ORANGE COUNTY, Fla. – Sade Green and her roommate came home from work with a warning on her apartment door reading in part, “As of Aug. 1st, Orange County will allow property owners to file for evictions, so it’s extremely important that the account is current.”
"It's very gut-wrenching," Green said. "No one really saw this coming and all of a sudden I'm getting threatened with an eviction and it's so bizarre."
Green said her apartment had assured them they could make payments, however, the change comes after Gov. Ron DeSantis amended the August extension of his executive order on Limited Extension of Mortgage Foreclosure and Eviction Relief.
The previous orders that were extended since March “I hereby suspend and toll any statute providing for an eviction cause of action under Florida law solely as it relates to non-payment of rent by residential tenants due to the COVID-19 emergency for 45 days from the date of this Executive Order, including any extensions.”
However, the new order signed last week reads a person has to be “adversely affected” by COVID-19.
“For purposes of this section, adversely affected by the COVlD-19 emergency means loss of employment, diminished wages or business income, or other monetary loss realized during the Florida State of Emergency directly impacting the ability of a residential tenant to make rent payments,” the order reads.
Jay Mobley, Senior Housing and Consumer Attorney at the Legal Aid Society believes we will see more evictions immediately.
“This latest version is not a total ban on evictions anymore,” Mobley said. “Unfortunately, I think it’s going to cause a lot of confusion. People hear a moratorium and hear this was extended by the executive order, they are going to think they are protected and then the sheriff is going to show up with paperwork.
This means in order to prove you were adversely affected, you have to prove it in court.

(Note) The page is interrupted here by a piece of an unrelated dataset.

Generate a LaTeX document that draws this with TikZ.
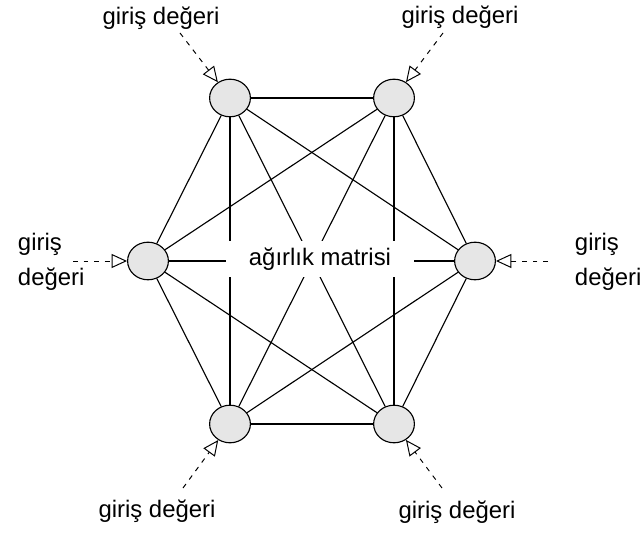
\documentclass[tikz,border=0pt]{standalone}
\usepackage{fontspec}
\setmainfont{Liberation Sans}
\usetikzlibrary{arrows.meta,shapes.geometric}
\definecolor{n1}{HTML}{E6E6E6}

\begin{document}
\begin{tikzpicture}[neuron/.style={ellipse,draw,fill=n1,line width=0.8pt,minimum width=1.02cm,minimum height=0.94cm,inner sep=0pt},
  giris/.style={font=\fontsize{17}{25}\selectfont},
  input/.style={dash pattern=on 3.5pt off 4pt,line width=0.7pt,-{Triangle[open,length=11pt,width=10pt]}},
  link/.style={line width=0.8pt}]
\useasboundingbox (0,0) rectangle (16,13.45);

% the six neurons
\node[neuron] (tl) at (5.75, 11.0) {};
\node[neuron] (tr) at (9.85, 11.0) {};
\node[neuron] (l) at (3.7, 6.925) {};
\node[neuron] (r) at (11.875, 6.925) {};
\node[neuron] (bl) at (5.75, 2.85) {};
\node[neuron] (br) at (9.85, 2.85) {};

% every neuron is linked to every other one
\draw[link] (tl) -- (tr);
\draw[link] (tl) -- (l);
\draw[link] (tl) -- (r);
\draw[link] (tl) -- (bl);
\draw[link] (tl) -- (br);
\draw[link] (tr) -- (l);
\draw[link] (tr) -- (r);
\draw[link] (tr) -- (bl);
\draw[link] (tr) -- (br);
\draw[link] (l) -- (r);
\draw[link] (l) -- (bl);
\draw[link] (l) -- (br);
\draw[link] (r) -- (bl);
\draw[link] (r) -- (br);
\draw[link] (bl) -- (br);

\node[giris,fill=white,minimum width=4.7cm,minimum height=0.9cm] (w) at (8.0, 6.975) {ağırlık matrisi};

% inputs
\node[giris] (itl) at (4.025, 13.0) {giriş değeri};
\node[giris] (itr) at (11.5, 13.025) {giriş değeri};
\node[giris,align=left,anchor=west] (il) at (0.325, 6.9) {giriş\\değeri};
\node[giris,align=left,anchor=west] (ir) at (14.25, 6.9) {giriş\\değeri};
\node[giris] (ibl) at (3.925, 0.675) {giriş değeri};
\node[giris] (ibr) at (11.425, 0.65) {giriş değeri};

\coordinate (stl) at (4.5, 12.625);
\coordinate (str) at (11.075, 12.625);
\coordinate (sl) at (1.825, 6.925);
\coordinate (sr) at (13.7, 6.925);
\coordinate (sbl) at (4.575, 1.25);
\coordinate (sbr) at (11.05, 1.25);
\draw[input] (stl) -- (tl);
\draw[input] (str) -- (tr);
\draw[input] (sl) -- (l);
\draw[input] (sr) -- (r);
\draw[input] (sbl) -- (bl);
\draw[input] (sbr) -- (br);
\end{tikzpicture}
\end{document}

"I think this is the way to slowly start the eviction process and limit the protections to only those people who were directly affected," Mobley adds.
He also said Florida law said if you were officially served with an eviction notice and can prove you were negatively impacted by COVID-19, you will have to do so by responding to the official notice with five business days.
“You got all the proof in the world but if you don’t show up to court within those five days to file to prove it then you are probably going to be evicted,” he said.
The Legal Aid Society of the Orange County Bar Association is offering help to those facing evictions. They have a fill-in-the-blank style form you can fill out to answer to the court if you do receive an eviction notice. They also have staff on hand to help advise and even set you up with an attorney to help fight your eviction if you can prove you were directly impacted by the pandemic.
“Even if you don’t call us, you can simply write it on a piece of paper and you can file that by going to the courthouse. Even though the courthouse is closed for more in-person transactions, there will be somebody at the front door at the clerk’s office who can accept that answer and stamp it to make sure it is timely stamped.”
Mobley also said even if you haven’t been warned, if you are behind on your rent payments to go ahead and collect any documents that will prove you were adversely affected by the pandemic, from bank statements to proof from your employer you were fired or furloughed.
He also adds try working with your landlord on a payment plan or other options before that eviction is served.
“Maintain contact with your landlord, you can’t bury your head in the sand. This is not going to go away. Open the mail, read the notices and make sure you understand what your landlord is doing,” Mobley said.
Orange County Mayor Jerry Demings said the county is working on an eviction diversion program. County officials will present a plant to the Orange County Board of County Commissioners on Aug. 11.
On Aug. 11, Mayor Demings said the details of the program will be revealed.